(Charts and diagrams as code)
◆ ◆ ◆

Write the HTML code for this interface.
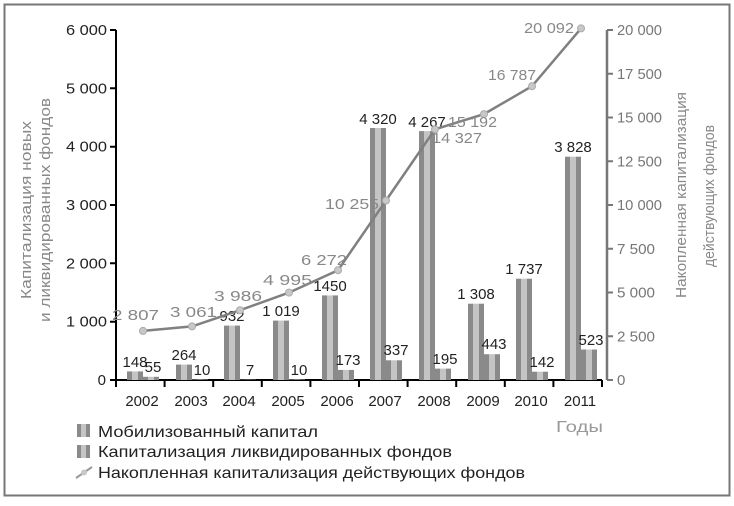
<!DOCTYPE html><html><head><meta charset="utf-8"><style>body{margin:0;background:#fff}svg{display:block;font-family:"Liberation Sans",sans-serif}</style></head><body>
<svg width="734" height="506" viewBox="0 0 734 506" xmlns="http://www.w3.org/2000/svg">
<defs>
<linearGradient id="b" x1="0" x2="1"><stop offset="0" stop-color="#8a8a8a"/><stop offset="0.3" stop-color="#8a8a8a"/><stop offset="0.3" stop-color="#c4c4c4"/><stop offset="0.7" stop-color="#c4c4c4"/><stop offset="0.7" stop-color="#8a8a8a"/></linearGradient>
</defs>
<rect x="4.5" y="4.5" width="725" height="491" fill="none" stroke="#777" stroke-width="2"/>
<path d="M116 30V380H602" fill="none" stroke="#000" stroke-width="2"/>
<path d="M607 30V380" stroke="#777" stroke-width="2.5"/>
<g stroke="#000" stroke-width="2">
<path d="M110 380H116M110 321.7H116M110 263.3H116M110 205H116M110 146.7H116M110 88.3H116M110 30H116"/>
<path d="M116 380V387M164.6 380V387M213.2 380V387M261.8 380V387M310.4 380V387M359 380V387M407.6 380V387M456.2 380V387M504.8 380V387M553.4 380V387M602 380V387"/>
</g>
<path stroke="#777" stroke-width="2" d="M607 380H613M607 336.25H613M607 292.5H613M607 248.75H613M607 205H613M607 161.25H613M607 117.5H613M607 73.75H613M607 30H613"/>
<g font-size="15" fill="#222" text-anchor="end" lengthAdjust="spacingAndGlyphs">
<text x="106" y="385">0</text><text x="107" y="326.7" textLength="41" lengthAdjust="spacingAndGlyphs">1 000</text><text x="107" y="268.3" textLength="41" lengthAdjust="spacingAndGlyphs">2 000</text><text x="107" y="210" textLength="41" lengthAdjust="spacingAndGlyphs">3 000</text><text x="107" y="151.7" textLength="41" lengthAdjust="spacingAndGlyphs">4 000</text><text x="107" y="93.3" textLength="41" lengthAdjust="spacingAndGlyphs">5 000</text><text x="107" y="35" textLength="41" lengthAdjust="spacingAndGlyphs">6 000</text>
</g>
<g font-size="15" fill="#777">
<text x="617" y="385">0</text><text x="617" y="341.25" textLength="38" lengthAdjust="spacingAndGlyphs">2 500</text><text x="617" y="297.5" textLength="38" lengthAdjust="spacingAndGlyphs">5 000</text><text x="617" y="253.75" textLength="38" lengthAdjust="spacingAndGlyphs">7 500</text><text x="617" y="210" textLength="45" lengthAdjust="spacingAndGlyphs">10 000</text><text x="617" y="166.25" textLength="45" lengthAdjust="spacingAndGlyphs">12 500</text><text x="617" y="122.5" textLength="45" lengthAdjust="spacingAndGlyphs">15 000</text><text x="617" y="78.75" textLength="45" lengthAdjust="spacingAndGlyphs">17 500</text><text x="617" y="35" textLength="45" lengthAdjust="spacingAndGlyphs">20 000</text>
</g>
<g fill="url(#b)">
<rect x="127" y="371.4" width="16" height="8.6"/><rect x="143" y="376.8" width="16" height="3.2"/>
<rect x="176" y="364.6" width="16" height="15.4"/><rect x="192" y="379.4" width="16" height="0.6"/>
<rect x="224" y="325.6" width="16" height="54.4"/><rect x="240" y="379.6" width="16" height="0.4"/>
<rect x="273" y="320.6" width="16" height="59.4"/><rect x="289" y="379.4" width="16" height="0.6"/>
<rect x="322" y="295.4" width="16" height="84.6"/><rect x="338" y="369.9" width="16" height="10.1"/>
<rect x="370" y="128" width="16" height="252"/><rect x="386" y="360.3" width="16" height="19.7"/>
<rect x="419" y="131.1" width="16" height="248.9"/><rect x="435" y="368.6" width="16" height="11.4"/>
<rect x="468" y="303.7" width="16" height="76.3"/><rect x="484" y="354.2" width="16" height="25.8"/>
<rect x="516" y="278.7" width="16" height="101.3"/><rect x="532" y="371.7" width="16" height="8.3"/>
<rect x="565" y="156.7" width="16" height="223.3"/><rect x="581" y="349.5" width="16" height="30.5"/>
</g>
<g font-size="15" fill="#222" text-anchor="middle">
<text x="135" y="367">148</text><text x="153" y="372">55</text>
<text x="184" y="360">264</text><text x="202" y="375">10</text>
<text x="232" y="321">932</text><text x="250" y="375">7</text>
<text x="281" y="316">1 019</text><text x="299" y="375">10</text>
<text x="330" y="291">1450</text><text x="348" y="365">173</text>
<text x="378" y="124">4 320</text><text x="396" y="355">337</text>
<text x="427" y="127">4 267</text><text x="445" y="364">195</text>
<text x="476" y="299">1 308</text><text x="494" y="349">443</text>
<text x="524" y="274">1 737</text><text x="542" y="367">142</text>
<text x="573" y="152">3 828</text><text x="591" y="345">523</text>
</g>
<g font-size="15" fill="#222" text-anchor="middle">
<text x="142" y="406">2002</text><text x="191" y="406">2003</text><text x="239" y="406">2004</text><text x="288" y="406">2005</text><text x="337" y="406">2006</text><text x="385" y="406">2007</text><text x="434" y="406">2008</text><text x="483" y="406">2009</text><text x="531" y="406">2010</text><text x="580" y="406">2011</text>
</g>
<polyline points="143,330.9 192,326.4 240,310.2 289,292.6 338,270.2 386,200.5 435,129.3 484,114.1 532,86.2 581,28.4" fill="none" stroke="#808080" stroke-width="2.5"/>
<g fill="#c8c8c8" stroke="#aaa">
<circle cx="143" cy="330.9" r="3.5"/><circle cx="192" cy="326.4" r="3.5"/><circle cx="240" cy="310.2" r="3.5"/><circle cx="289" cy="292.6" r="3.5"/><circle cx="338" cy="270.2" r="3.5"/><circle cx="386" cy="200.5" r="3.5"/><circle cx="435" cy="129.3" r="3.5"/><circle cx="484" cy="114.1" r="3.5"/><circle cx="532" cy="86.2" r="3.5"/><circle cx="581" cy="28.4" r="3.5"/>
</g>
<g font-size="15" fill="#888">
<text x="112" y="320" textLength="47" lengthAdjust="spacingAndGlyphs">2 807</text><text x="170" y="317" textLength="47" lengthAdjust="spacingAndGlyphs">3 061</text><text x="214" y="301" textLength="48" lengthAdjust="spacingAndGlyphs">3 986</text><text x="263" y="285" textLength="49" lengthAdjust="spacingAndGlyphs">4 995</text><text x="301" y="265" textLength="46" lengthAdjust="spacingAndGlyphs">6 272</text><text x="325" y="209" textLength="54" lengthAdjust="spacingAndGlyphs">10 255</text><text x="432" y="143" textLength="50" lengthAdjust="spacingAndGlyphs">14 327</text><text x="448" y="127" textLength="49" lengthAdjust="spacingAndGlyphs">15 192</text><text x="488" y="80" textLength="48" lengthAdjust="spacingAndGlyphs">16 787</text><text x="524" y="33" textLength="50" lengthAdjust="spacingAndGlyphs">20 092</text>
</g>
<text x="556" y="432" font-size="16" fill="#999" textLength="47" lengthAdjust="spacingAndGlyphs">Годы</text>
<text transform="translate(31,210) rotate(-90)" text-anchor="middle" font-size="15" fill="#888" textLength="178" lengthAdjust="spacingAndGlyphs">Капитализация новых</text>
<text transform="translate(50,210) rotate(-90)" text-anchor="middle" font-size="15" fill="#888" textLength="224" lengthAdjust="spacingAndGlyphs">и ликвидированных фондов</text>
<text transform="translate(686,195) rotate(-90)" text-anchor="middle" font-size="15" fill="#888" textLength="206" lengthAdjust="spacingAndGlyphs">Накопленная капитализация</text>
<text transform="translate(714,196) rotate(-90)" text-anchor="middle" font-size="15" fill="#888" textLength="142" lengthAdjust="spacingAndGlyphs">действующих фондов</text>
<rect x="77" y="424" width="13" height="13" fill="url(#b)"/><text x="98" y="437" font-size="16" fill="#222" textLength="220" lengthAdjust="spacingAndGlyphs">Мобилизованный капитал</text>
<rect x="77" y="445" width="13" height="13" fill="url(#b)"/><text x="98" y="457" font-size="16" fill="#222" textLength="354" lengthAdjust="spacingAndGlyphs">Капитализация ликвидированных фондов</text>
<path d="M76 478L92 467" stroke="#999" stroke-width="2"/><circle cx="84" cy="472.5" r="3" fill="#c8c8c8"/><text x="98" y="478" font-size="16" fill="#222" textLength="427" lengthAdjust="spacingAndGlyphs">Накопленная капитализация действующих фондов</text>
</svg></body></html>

◆ ◆ ◆

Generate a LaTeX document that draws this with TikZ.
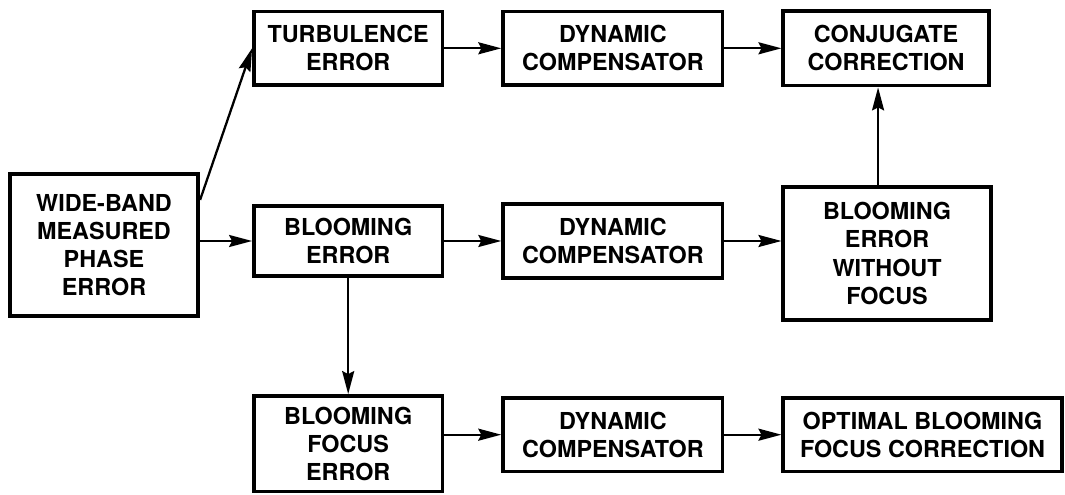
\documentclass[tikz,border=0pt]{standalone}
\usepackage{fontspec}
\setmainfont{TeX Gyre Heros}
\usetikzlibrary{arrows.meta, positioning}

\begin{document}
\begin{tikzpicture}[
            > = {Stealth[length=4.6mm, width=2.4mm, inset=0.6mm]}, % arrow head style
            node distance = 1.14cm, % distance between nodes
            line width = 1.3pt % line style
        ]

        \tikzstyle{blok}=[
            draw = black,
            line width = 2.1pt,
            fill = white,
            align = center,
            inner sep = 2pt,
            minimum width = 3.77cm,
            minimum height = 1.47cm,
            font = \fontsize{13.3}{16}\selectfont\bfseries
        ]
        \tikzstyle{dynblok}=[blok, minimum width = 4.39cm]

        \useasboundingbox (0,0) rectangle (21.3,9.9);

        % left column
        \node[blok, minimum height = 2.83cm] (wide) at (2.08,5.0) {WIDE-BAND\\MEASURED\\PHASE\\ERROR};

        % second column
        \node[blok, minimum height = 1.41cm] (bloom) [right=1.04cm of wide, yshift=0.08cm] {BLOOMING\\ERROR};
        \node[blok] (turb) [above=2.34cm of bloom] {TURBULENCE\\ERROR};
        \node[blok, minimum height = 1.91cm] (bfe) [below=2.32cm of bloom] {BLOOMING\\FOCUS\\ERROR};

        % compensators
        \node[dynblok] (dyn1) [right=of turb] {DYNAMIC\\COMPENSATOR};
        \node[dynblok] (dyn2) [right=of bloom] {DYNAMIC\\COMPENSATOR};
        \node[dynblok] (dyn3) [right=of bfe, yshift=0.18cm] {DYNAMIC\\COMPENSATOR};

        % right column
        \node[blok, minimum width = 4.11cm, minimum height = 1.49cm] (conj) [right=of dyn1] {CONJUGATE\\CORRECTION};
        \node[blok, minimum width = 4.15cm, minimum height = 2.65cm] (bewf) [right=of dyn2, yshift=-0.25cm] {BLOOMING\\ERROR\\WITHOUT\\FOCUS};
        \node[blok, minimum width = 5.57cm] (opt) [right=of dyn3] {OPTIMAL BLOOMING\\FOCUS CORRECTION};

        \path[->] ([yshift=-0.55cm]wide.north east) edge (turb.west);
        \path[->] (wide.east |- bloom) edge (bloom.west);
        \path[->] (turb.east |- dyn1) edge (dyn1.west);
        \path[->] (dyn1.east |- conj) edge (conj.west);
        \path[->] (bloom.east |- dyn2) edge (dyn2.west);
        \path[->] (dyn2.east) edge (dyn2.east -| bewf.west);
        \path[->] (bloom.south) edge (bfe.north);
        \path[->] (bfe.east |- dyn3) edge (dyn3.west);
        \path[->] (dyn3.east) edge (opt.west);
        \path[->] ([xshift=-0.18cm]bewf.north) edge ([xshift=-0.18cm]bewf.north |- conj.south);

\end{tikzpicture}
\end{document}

◆ ◆ ◆

● Task details
Everything above from the line with "Generate a LaTeX" through the line with "width = 4.39cm]" should be retyped exactly, and nothing else; omit pictures.

● Result of the task
Generate a LaTeX document that draws this with TikZ.
\documentclass[tikz,border=0pt]{standalone}
\usepackage{fontspec}
\setmainfont{TeX Gyre Heros}
\usetikzlibrary{arrows.meta, positioning}

\begin{document}
\begin{tikzpicture}[
            > = {Stealth[length=4.6mm, width=2.4mm, inset=0.6mm]}, % arrow head style
            node distance = 1.14cm, % distance between nodes
            line width = 1.3pt % line style
        ]

        \tikzstyle{blok}=[
            draw = black,
            line width = 2.1pt,
            fill = white,
            align = center,
            inner sep = 2pt,
            minimum width = 3.77cm,
            minimum height = 1.47cm,
            font = \fontsize{13.3}{16}\selectfont\bfseries
        ]
        \tikzstyle{dynblok}=[blok, minimum width = 4.39cm]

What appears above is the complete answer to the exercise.